Unlike most other nations’ embassies, North Korean offices must not only self-finance their operations but they must also send money back home. It looks like they were finding it hard to make a living in Canberra. Though an enjoyable town, Canberra is so far from most of the economic action in Australia that they were probably unable to close any deals. In the future, they should consider opening a consulate in Sydney–if they can afford the rent.
Joong Ang Daily
North Korea can’t afford the bills anymore, so it will close its embassy here, Australia’s foreign ministry said yesterday.
North Korean diplomats informed Australian officials in November that the four-person embassy, located in a diplomatic quarter of Australia’s capital Canberra, would shut in February.
“The embassy advised that they plan to continue with non-resident diplomatic accreditation from Jakarta,” a foreign ministry spokesman told Reuters.
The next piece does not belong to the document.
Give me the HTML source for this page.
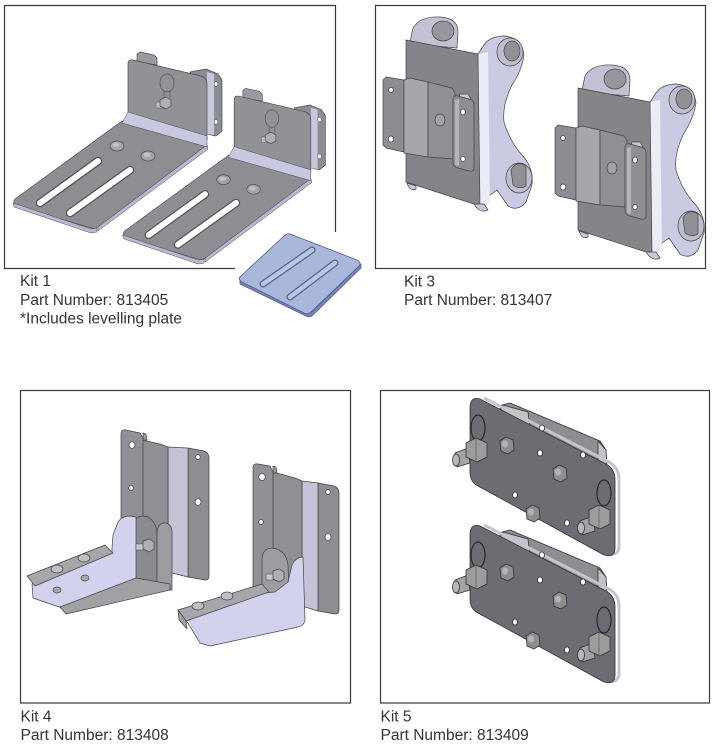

The mission said in a letter it was closing due to “financial reasons.”
“The DPRK said it would consider reopening if its financial situation improves,” the spokesman said, referring to the North’s official name, the Democratic People’s Republic of Korea.
Australia is one of few Western countries to have diplomatic ties with the reclusive state. Pyongyang opened its embassy in May 2002.
In September 2006, Australia announced sanctions against 12 companies and one person connected with financing Pyongyang’s nuclear weapons program, including a visa ban on North Korean nationals and on North Korean shipping.